I suspect that science fiction is a Western conceit.
Certainly, when one looks at Asian film, it is rare to find a film that neatly fits into our usual categories of SF. In fact, in Japan, giant monsters and superpowered Ultraman-type heroes (and other such effects-heavy efforts) have their own genre, tokusatsu. While here in the West, we think of those as kid’s shows, there is a tokusatsu series by the Japanese master of SF insanity, Keita Amemiya, which actually includes topless scenes – and for all I know, it may not be the only one.

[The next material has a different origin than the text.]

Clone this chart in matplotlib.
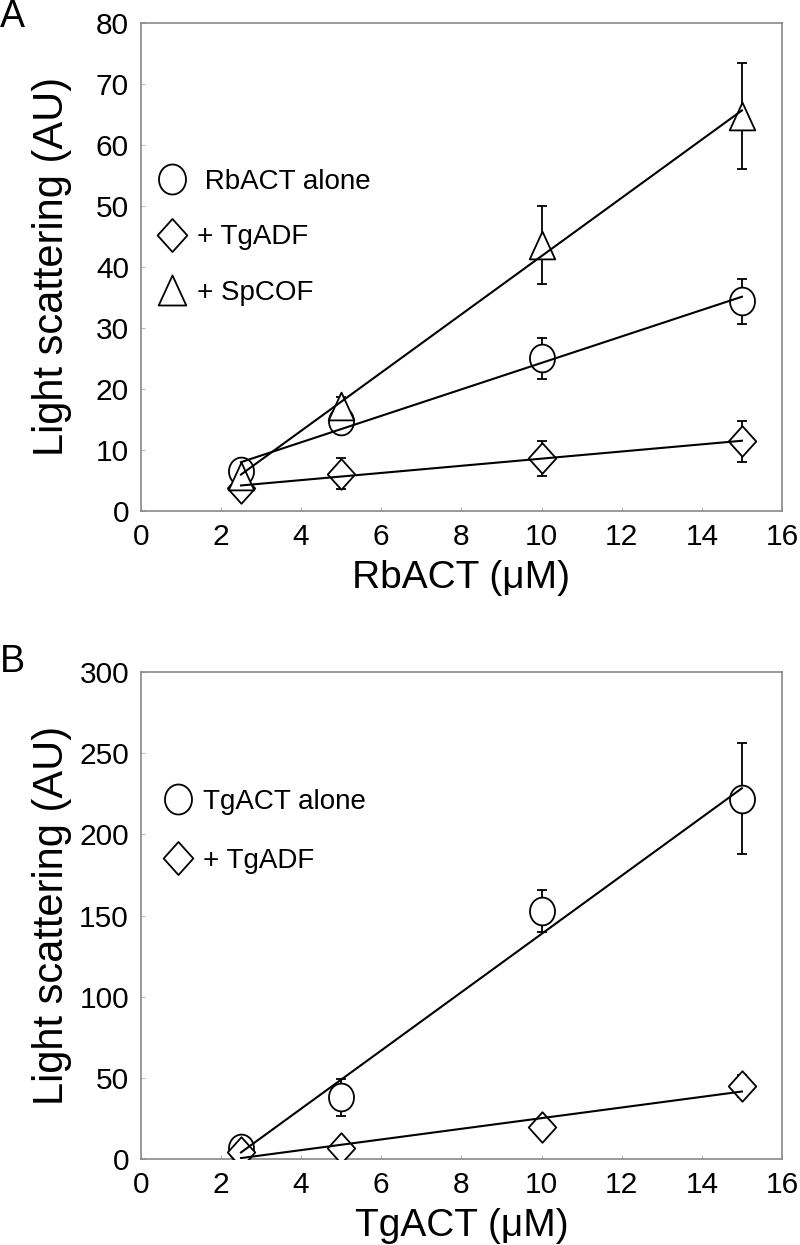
import matplotlib
matplotlib.use("Agg")
import matplotlib.pyplot as plt
from matplotlib.path import Path
import numpy as np

plt.rcParams['font.family'] = ['Liberation Sans', 'DejaVu Sans']

conc = [2.5, 5, 10, 15]

# panel A : rabbit actin
rb_alone = [6.6, 14.8, 25.0, 34.4]
rb_alone_err = [0, 2.0, 3.4, 3.7]
rb_tgadf = [3.8, 6.1, 8.6, 11.4]
rb_tgadf_err = [0, 2.5, 2.8, 3.4]
rb_spcof = [5.8, 17.2, 43.6, 64.7]
rb_spcof_err = [0, 1.5, 6.4, 8.7]

# panel B : toxoplasma actin
tg_alone = [7.0, 38.0, 153.0, 222.0]
tg_alone_err = [0, 11.4, 13.0, 34.0]
tg_tgadf = [4.0, 7.0, 20.0, 45.0]
tg_tgadf_err = [0, 0, 0, 7.0]

# slightly tall markers, like in the original figure
t = np.linspace(0, 2 * np.pi, 60)
ellipse = Path(np.column_stack([0.9 * np.cos(t), np.sin(t)]), closed=True)
diamond = Path([(0, 1), (0.9, 0), (0, -1), (-0.9, 0), (0, 1)], closed=True)
triangle = Path([(0, 1), (0.92, -1), (-0.92, -1), (0, 1)], closed=True)

fig = plt.figure(figsize=(8, 12.45), dpi=100)
axA = fig.add_axes([0.176, 0.5896, 0.8015, 0.392])
axB = fig.add_axes([0.176, 0.0691, 0.8015, 0.3911])

def draw_series(ax, y, err, marker, label, ms=20):
    x = np.array(conc)
    p = np.polyfit(x, y, 1)
    xx = np.array([x[0], x[-1]])
    ax.errorbar(x, y, yerr=err, fmt='none', ecolor='black', elinewidth=1.3,
                capsize=3.6, capthick=1.3, zorder=3)
    ax.plot(x, y, linestyle='none', marker=marker, ms=ms, mfc='white',
            mec='black', mew=1.3, zorder=4, label=label)
    # regression line sits on top of the symbols
    ax.plot(xx, np.polyval(p, xx), color='black', lw=1.5, zorder=5)

draw_series(axA, rb_alone, rb_alone_err, ellipse, ' RbACT alone')
draw_series(axA, rb_tgadf, rb_tgadf_err, diamond, '+ TgADF', ms=22)
draw_series(axA, rb_spcof, rb_spcof_err, triangle, '+ SpCOF')

draw_series(axB, tg_alone, tg_alone_err, ellipse, 'TgACT alone')
draw_series(axB, tg_tgadf, tg_tgadf_err, diamond, '+ TgADF', ms=22)

panels = [(axA, 80, 10, 'RbACT (\u03bcM)', 0.027, 0.701, 1.06),
          (axB, 300, 50, 'TgACT (\u03bcM)', 0.037, 0.760, 1.18)]
for ax, ymax, ystep, xlabel, lx, ly, lsp in panels:
    ax.set_xlim(0, 16)
    ax.set_ylim(0, ymax)
    ax.set_xticks(range(0, 17, 2))
    ax.set_yticks(np.arange(0, ymax + 1, ystep))
    for s in ax.spines.values():
        s.set_color('#888888')
        s.set_linewidth(1.2)
    ax.tick_params(direction='in', length=3, color='#bbbbbb', labelsize=21.5)
    ax.tick_params(axis='x', pad=9)
    ax.tick_params(axis='y', pad=8.5)
    ax.set_xlabel(xlabel, fontsize=28, labelpad=6)
    ax.set_ylabel('Light scattering (AU)', fontsize=30)
    ax.yaxis.set_label_coords(-0.108, 0.5)
    ax.legend(loc='upper left', bbox_to_anchor=(lx, ly), frameon=False,
              fontsize=20, handletextpad=0.4, labelspacing=lsp,
              handlelength=1.0, borderaxespad=0, borderpad=0, markerscale=1.08)

fig.text(0.0, 0.9783, 'A', fontsize=27, va='baseline')
fig.text(0.0, 0.4602, 'B', fontsize=27, va='baseline')

fig.savefig('out.png', dpi=100)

Certainly there is a strong tendency in Asian SF to mix in elements normally kept separate here, such as fantasy, the supernatural, and surrealism. And that certainly seems to be the case here, as anyone who had seen only the trailers for Chronicles of the Ghostly Tribe would unhesitatingly file it under “fantasy”, thanks to all the marvelous creatures, the underground temple, superpowered beings, streams of glowing power and the glimpses of ghostly figures.
And yet we are instead told that the “Ghostly Tribe” were a race of aliens who conquered the earth but were defeated. Their descendants intermarried with us and now resemble us. And, of course, their advanced technology is responsible for the creatures that awaken once the Red Pagoda is almost unsealed.
In fact, other than a ghostly image of one of the aliens, there is very little here that looks like SF (and even she could just as easily be an elf or sprite). I have to admit to a certain curiosity as to whether the “alien” subtext got added in translation. Of course, another reading might be that it is reaching for a Lovecraftian unspeakable secrets sort of vibe. And despite references to advanced technology and what amount to superpowers, we never do get an explanation of how the guardians of the Prince’s tomb have lingered in ghostly form.
Perhaps because it looks cool.
What makes this even more eccentric is that it is one of two competing adaptations of Tianxia Bachang’s 2006 best-selling novel Ghost Blows Out the Light which came out within a few months of each other. The other film, Mojin: The Lost Legend, doesn’t seem to have much to do with this, other than sharing the same character names (who otherwise have little in common) and a similar ancient tomb setting. It would appear to be taken from later parts of the story and be more of a fantasy. One reviewer claims that there is not one book but a series of novels and that the rival adaptators each have rights to four different books in the series.
Another odd element is the very first scene with its glowingly happy propaganda images of the happy life in the Red Army under Mao. That these are followed moments later with a less romantic reality seems to question that past without really having the nerve to reject it completely. Later, the same happy song shows up in a fantasy sequence, as the hero remembers his fallen comrades, which certainly muddies the issue thoroughly. But that’s normal in films made under Communism.
It is directed by auteur and art film darling, Lu Chan, whose last film was so arty that it failed to find an audience. Making an effects extravaganza seems an odd choice as a follow up, but on the whole he manages to make an interesting popcorn film, with the opening cave exploration sequence particularly impressive. However, its direction seems fairly straightforward and there really aren’t any noticeable arty flourishes.
And, as we expect from this sort of Asian film, it ends on a rather bittersweet note. This seems to be the set-up for a sequel.
But not a connection to Mojin.
I enjoyed this one and found it far less disjointed than many of the critics – I suspect that might reflect the fact that it is subtitled and spends a lot of time on exposition about the past. And we all know that our experience of a subtitled film does depend on how alert we are and how well we can follow the titles.
It doesn’t ever manage to escape the confines of the big summer blockbuster, but it is far more interesting than most of its Western counterparts and it even manages to work in an Elvis impersonator. And it’s miles better than anything SyFy is showing.
That alone makes it worth a DVD rental. If you can find it.